Imitation is the sincerest form of flattery but not in case when it comes to disease like Alzheimer’s.
Some people told they have Alzheimer’s may instead have a newly identified mimic of the disease and scientists say even though neither is yet curable, it’s critical to get better at telling different kinds of dementia apart.
There’s a difference
Too often, the word dementia is used interchangeably with Alzheimer’s when there are multiple types of brain degeneration that can harm people’s memory and thinking skills.
The newest disorder
It’s not clear how many people have this particular type, which an international team of scientists defined recently in the journal Brain. But there could be a sizeable number, said Dr. Peter Nelson of the University of Kentucky, the paper’s lead author.
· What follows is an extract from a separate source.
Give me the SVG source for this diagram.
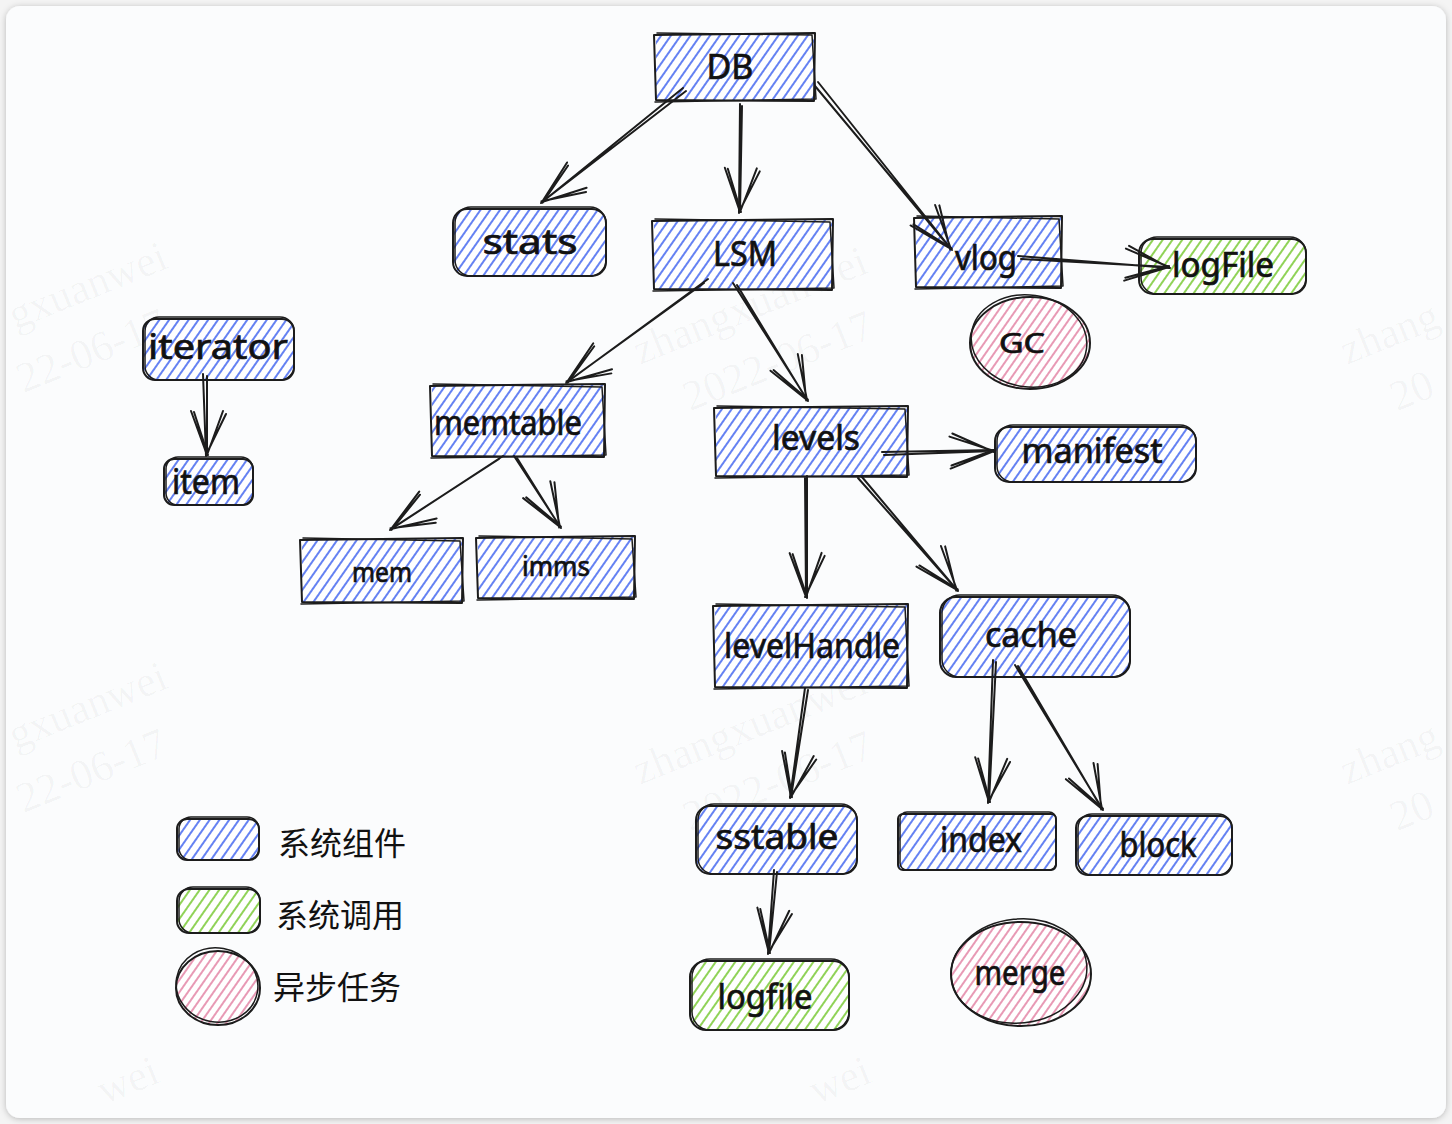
<svg xmlns="http://www.w3.org/2000/svg" width="1452" height="1124" viewBox="0 0 1452 1124">
  <defs>
    <style>
      .ink { fill: none; stroke: #1c1c1c; stroke-width: 2; stroke-linecap: round; stroke-linejoin: round; }
      .ink2 { fill: none; stroke: #1c1c1c; stroke-width: 1.5; stroke-linecap: round; stroke-linejoin: round; }
      .blue { fill: url(#hatchBlue); }
      .green { fill: url(#hatchGreen); }
      .pink { fill: url(#hatchPink); }
      .label { font-family: "Noto Sans", "DejaVu Sans", sans-serif; font-size: 34px; fill: #111; stroke: #111; stroke-width: 0.7; text-anchor: middle; dominant-baseline: central; }
      .small { font-size: 27px; }
      .legend { font-family: "Noto Sans CJK SC", "Noto Sans", sans-serif; font-size: 32px; fill: #111; dominant-baseline: central; }
      .wm { font-family: "Liberation Serif", serif; font-size: 43px; fill: #000; fill-opacity: 0.035; }
      .arrow { marker-end: url(#head); }
    </style>
    <pattern id="hatchBlue" patternUnits="userSpaceOnUse" width="8" height="8" patternTransform="rotate(35)">
      <rect width="8" height="8" fill="#ffffff"/>
      <line x1="2" y1="0" x2="2" y2="8" stroke="#4a6cf0" stroke-width="1.7"/>
    </pattern>
    <pattern id="hatchGreen" patternUnits="userSpaceOnUse" width="8" height="8" patternTransform="rotate(35)">
      <rect width="8" height="8" fill="#ffffff"/>
      <line x1="2" y1="0" x2="2" y2="8" stroke="#7dcb3a" stroke-width="1.7"/>
    </pattern>
    <pattern id="hatchPink" patternUnits="userSpaceOnUse" width="7" height="7" patternTransform="rotate(35)">
      <rect width="7" height="7" fill="#ffffff"/>
      <line x1="2" y1="0" x2="2" y2="7" stroke="#df6f96" stroke-width="1.4"/>
    </pattern>
    <!-- open sketchy arrowhead, drawn twice for a pen look -->
    <marker id="head" markerUnits="userSpaceOnUse" markerWidth="80" markerHeight="60" refX="0" refY="0" orient="auto" overflow="visible" viewBox="-60 -30 80 60">
      <path class="ink" d="M-44,-16 L0,0 L-44,16 M-41,-19 L0,1 M-43,13 L0,-1"/>
    </marker>
    <filter id="cardShadow" x="-5%" y="-5%" width="110%" height="110%">
      <feDropShadow dx="0" dy="1" stdDeviation="3" flood-color="#000" flood-opacity="0.25"/>
    </filter>
  </defs>

  <!-- page and card -->
  <rect width="1452" height="1124" fill="#f4f4f4"/>
  <rect x="6" y="6" width="1440" height="1112" rx="14" fill="#fbfcfd" filter="url(#cardShadow)"/>

  <!-- faint watermark tiles (only the parts that fall on the card) -->
  <g id="watermark">
    <g transform="translate(-72,365) rotate(-22)"><text class="wm" x="94">gxuanwei</text><text class="wm" x="78" y="62">22-06-17</text></g>
    <g transform="translate(640,365) rotate(-22)"><text class="wm">zhangxuanwei</text><text class="wm" x="29" y="62">2022-06-17</text></g>
    <g transform="translate(1347,365) rotate(-22)"><text class="wm">zhang</text><text class="wm" x="29" y="62">20</text></g>
    <g transform="translate(-72,785) rotate(-22)"><text class="wm" x="94">gxuanwei</text><text class="wm" x="78" y="62">22-06-17</text></g>
    <g transform="translate(640,785) rotate(-22)"><text class="wm">zhangxuanwei</text><text class="wm" x="29" y="62">2022-06-17</text></g>
    <g transform="translate(1347,785) rotate(-22)"><text class="wm">zhang</text><text class="wm" x="29" y="62">20</text></g>
    <g transform="translate(-72,1176) rotate(-22)"><text class="wm" x="190">wei</text></g>
    <g transform="translate(640,1176) rotate(-22)"><text class="wm" x="190">wei</text></g>
  </g>

  <!-- nodes -->
  <g id="node-db">
    <rect class="blue" x="656" y="34" width="158" height="66"/>
    <path class="ink" d="M654,35 L815,33 L814,101 L656,100 Z"/>
    <path class="ink2" d="M657,33 L812,35 L816,99 L655,102"/>
    <text class="label" x="730" y="66">DB</text>
  </g>

  <g id="node-stats">
    <rect class="blue" x="453" y="209" width="153" height="67" rx="14"/>
    <rect class="ink" x="453" y="209" width="153" height="67" rx="14"/>
    <rect class="ink2" x="455" y="207" width="151" height="69" rx="16"/>
    <text class="label" x="530" y="241" textLength="95" lengthAdjust="spacingAndGlyphs">stats</text>
  </g>

  <g id="node-lsm">
    <rect class="blue" x="654" y="220" width="178" height="69"/>
    <path class="ink" d="M652,221 L833,219 L832,290 L654,289 Z"/>
    <path class="ink2" d="M655,219 L830,222 L834,288 L653,291"/>
    <text class="label" x="745" y="253" textLength="64" lengthAdjust="spacingAndGlyphs">LSM</text>
  </g>

  <g id="node-vlog">
    <rect class="blue" x="916" y="217" width="145" height="70"/>
    <path class="ink" d="M914,218 L1062,216 L1061,288 L916,287 Z"/>
    <path class="ink2" d="M917,216 L1059,219 L1063,286 L915,289"/>
    <text class="label" x="986" y="257" textLength="62" lengthAdjust="spacingAndGlyphs">vlog</text>
  </g>

  <g id="node-logFile">
    <rect class="green" x="1139" y="239" width="167" height="55" rx="14"/>
    <rect class="ink" x="1139" y="239" width="167" height="55" rx="14"/>
    <rect class="ink2" x="1141" y="237" width="165" height="57" rx="16"/>
    <text class="label" x="1223" y="264" textLength="102" lengthAdjust="spacingAndGlyphs">logFile</text>
  </g>

  <g id="node-gc">
    <ellipse class="pink" cx="1030" cy="343" rx="60" ry="46"/>
    <ellipse class="ink" cx="1030" cy="343" rx="60" ry="46"/>
    <ellipse class="ink2" cx="1029" cy="341" rx="58" ry="46" transform="rotate(8 1029 341)"/>
    <text class="label small" x="1022" y="342" textLength="46" lengthAdjust="spacingAndGlyphs">GC</text>
  </g>

  <g id="node-iterator">
    <rect class="blue" x="143" y="319" width="151" height="61" rx="12"/>
    <rect class="ink" x="143" y="319" width="151" height="61" rx="12"/>
    <rect class="ink2" x="145" y="317" width="149" height="63" rx="14"/>
    <text class="label" x="218" y="346" textLength="140" lengthAdjust="spacingAndGlyphs">iterator</text>
  </g>

  <g id="node-item">
    <rect class="blue" x="164" y="459" width="89" height="46" rx="10"/>
    <rect class="ink" x="164" y="459" width="89" height="46" rx="10"/>
    <rect class="ink2" x="166" y="457" width="87" height="48" rx="12"/>
    <text class="label" x="206" y="481" textLength="68" lengthAdjust="spacingAndGlyphs">item</text>
  </g>

  <g id="node-memtable">
    <rect class="blue" x="432" y="385" width="172" height="71"/>
    <path class="ink" d="M430,386 L605,384 L604,457 L432,456 Z"/>
    <path class="ink2" d="M433,384 L602,387 L606,455 L431,458"/>
    <text class="label" x="508" y="422" textLength="148" lengthAdjust="spacingAndGlyphs">memtable</text>
  </g>

  <g id="node-levels">
    <rect class="blue" x="716" y="407" width="191" height="69"/>
    <path class="ink" d="M714,408 L908,406 L907,477 L716,476 Z"/>
    <path class="ink2" d="M717,406 L905,409 L909,475 L715,478"/>
    <text class="label" x="816" y="437" textLength="88" lengthAdjust="spacingAndGlyphs">levels</text>
  </g>

  <g id="node-manifest">
    <rect class="blue" x="995" y="427" width="201" height="55" rx="14"/>
    <rect class="ink" x="995" y="427" width="201" height="55" rx="14"/>
    <rect class="ink2" x="997" y="425" width="199" height="57" rx="16"/>
    <text class="label" x="1092" y="450" textLength="141" lengthAdjust="spacingAndGlyphs">manifest</text>
  </g>

  <g id="node-mem">
    <rect class="blue" x="302" y="539" width="160" height="63"/>
    <path class="ink" d="M300,540 L463,538 L462,603 L302,602 Z"/>
    <path class="ink2" d="M303,538 L460,541 L464,601 L301,604"/>
    <text class="label small" x="382" y="571" textLength="60" lengthAdjust="spacingAndGlyphs">mem</text>
  </g>

  <g id="node-imms">
    <rect class="blue" x="478" y="537" width="156" height="61"/>
    <path class="ink" d="M476,538 L635,536 L634,599 L478,598 Z"/>
    <path class="ink2" d="M479,536 L632,539 L636,597 L477,600"/>
    <text class="label small" x="556" y="565" textLength="68" lengthAdjust="spacingAndGlyphs">imms</text>
  </g>

  <g id="node-levelHandle">
    <rect class="blue" x="715" y="605" width="192" height="82"/>
    <path class="ink" d="M713,606 L908,604 L907,688 L715,687 Z"/>
    <path class="ink2" d="M716,604 L905,607 L909,686 L714,689"/>
    <text class="label" x="812" y="645" textLength="176" lengthAdjust="spacingAndGlyphs">levelHandle</text>
  </g>

  <g id="node-cache">
    <rect class="blue" x="940" y="597" width="190" height="80" rx="16"/>
    <rect class="ink" x="940" y="597" width="190" height="80" rx="16"/>
    <rect class="ink2" x="942" y="595" width="188" height="82" rx="18"/>
    <text class="label" x="1031" y="634" textLength="92" lengthAdjust="spacingAndGlyphs">cache</text>
  </g>

  <g id="node-sstable">
    <rect class="blue" x="696" y="806" width="161" height="68" rx="14"/>
    <rect class="ink" x="696" y="806" width="161" height="68" rx="14"/>
    <rect class="ink2" x="698" y="804" width="159" height="70" rx="16"/>
    <text class="label" x="777" y="836" textLength="123" lengthAdjust="spacingAndGlyphs">sstable</text>
  </g>

  <g id="node-index">
    <rect class="blue" x="898" y="814" width="158" height="56" rx="5"/>
    <rect class="ink" x="898" y="814" width="158" height="56" rx="5"/>
    <rect class="ink2" x="900" y="812" width="156" height="58" rx="7"/>
    <text class="label" x="981" y="839" textLength="82" lengthAdjust="spacingAndGlyphs">index</text>
  </g>

  <g id="node-block">
    <rect class="blue" x="1076" y="816" width="156" height="59" rx="12"/>
    <rect class="ink" x="1076" y="816" width="156" height="59" rx="12"/>
    <rect class="ink2" x="1078" y="814" width="154" height="61" rx="14"/>
    <text class="label" x="1158" y="844" textLength="77" lengthAdjust="spacingAndGlyphs">block</text>
  </g>

  <g id="node-logfile">
    <rect class="green" x="690" y="961" width="159" height="69" rx="16"/>
    <rect class="ink" x="690" y="961" width="159" height="69" rx="16"/>
    <rect class="ink2" x="692" y="959" width="157" height="71" rx="18"/>
    <text class="label" x="765" y="996" textLength="95" lengthAdjust="spacingAndGlyphs">logfile</text>
  </g>

  <g id="node-merge">
    <ellipse class="pink" cx="1021" cy="974" rx="70" ry="52"/>
    <ellipse class="ink" cx="1021" cy="974" rx="70" ry="52"/>
    <ellipse class="ink2" cx="1019" cy="971" rx="68" ry="52" transform="rotate(-6 1019 971)"/>
    <text class="label" x="1020" y="972" textLength="91" lengthAdjust="spacingAndGlyphs">merge</text>
  </g>

  <!-- connectors, drawn over the boxes -->
  <g id="connectors">
    <path class="ink arrow" d="M683,88 L541,203 M686,91 L542,202"/>
    <path class="ink arrow" d="M740,104 L739,213 M742,106 L740,212"/>
    <path class="ink arrow" d="M818,82 L952,250 M815,86 L951,249"/>
    <path class="ink arrow" d="M1018,256 L1170,268 M1021,259 L1169,267"/>
    <path class="ink arrow" d="M708,279 L566,383 M704,283 L567,382"/>
    <path class="ink arrow" d="M733,283 L808,401 M737,285 L807,400"/>
    <path class="ink arrow" d="M203,374 L206,456 M207,376 L207,455"/>
    <path class="ink arrow" d="M503,456 L390,530 M499,459 L391,529"/>
    <path class="ink arrow" d="M514,456 L561,528 M517,458 L560,527"/>
    <path class="ink arrow" d="M882,452 L995,450 M884,455 L994,451"/>
    <path class="ink arrow" d="M807,476 L807,598 M805,478 L806,597"/>
    <path class="ink arrow" d="M858,478 L958,591 M862,477 L957,590"/>
    <path class="ink arrow" d="M805,688 L790,798 M808,690 L791,797"/>
    <path class="ink arrow" d="M993,660 L988,803 M996,662 L989,802"/>
    <path class="ink arrow" d="M1015,665 L1103,810 M1018,666 L1102,809"/>
    <path class="ink arrow" d="M774,870 L768,954 M777,872 L769,953"/>
  </g>

  <!-- legend -->
  <g id="legend-component">
    <rect class="blue" x="177" y="819" width="82" height="41" rx="10"/>
    <rect class="ink" x="177" y="819" width="82" height="41" rx="10"/>
    <rect class="ink2" x="179" y="817" width="80" height="43" rx="12"/>
    <text class="legend" x="278" y="841">系统组件</text>
  </g>
  <g id="legend-call">
    <rect class="green" x="177" y="889" width="83" height="44" rx="12"/>
    <rect class="ink" x="177" y="889" width="83" height="44" rx="12"/>
    <rect class="ink2" x="179" y="887" width="81" height="46" rx="14"/>
    <text class="legend" x="276" y="913">系统调用</text>
  </g>
  <g id="legend-async">
    <ellipse class="pink" cx="218" cy="988" rx="42" ry="37"/>
    <ellipse class="ink" cx="218" cy="988" rx="42" ry="37"/>
    <ellipse class="ink2" cx="217" cy="985" rx="41" ry="37" transform="rotate(10 217 985)"/>
    <text class="legend" x="273" y="985">异步任务</text>
  </g>
</svg>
The dementia was dubbed “LATE” an acronym chosen in part because the oldest seniors seem at greatest risk.
The most common
Alzheimer’s is the most common form of dementia, and autopsies have long found its telltale signs in the brain: sticky plaque from an abnormal buildup of amyloid protein, and tangles of another protein named tau.
Only recently have scientists developed special, pricey scans that can measure that buildup in living brains.
Strokes, sometimes small “silent” ones, can trigger what’s called vascular dementia, something scientists at the National Institutes of Health think might be prevented with better blood pressure control.
Lewy body dementia, named for clumps of still another abnormal protein, can cause Alzheimer’s-like symptoms along with movement and other problems.
Frontotemporal dementia often triggers changes in personality and tends to strike at a younger age than Alzheimer’s, yet can still be misdiagnosed.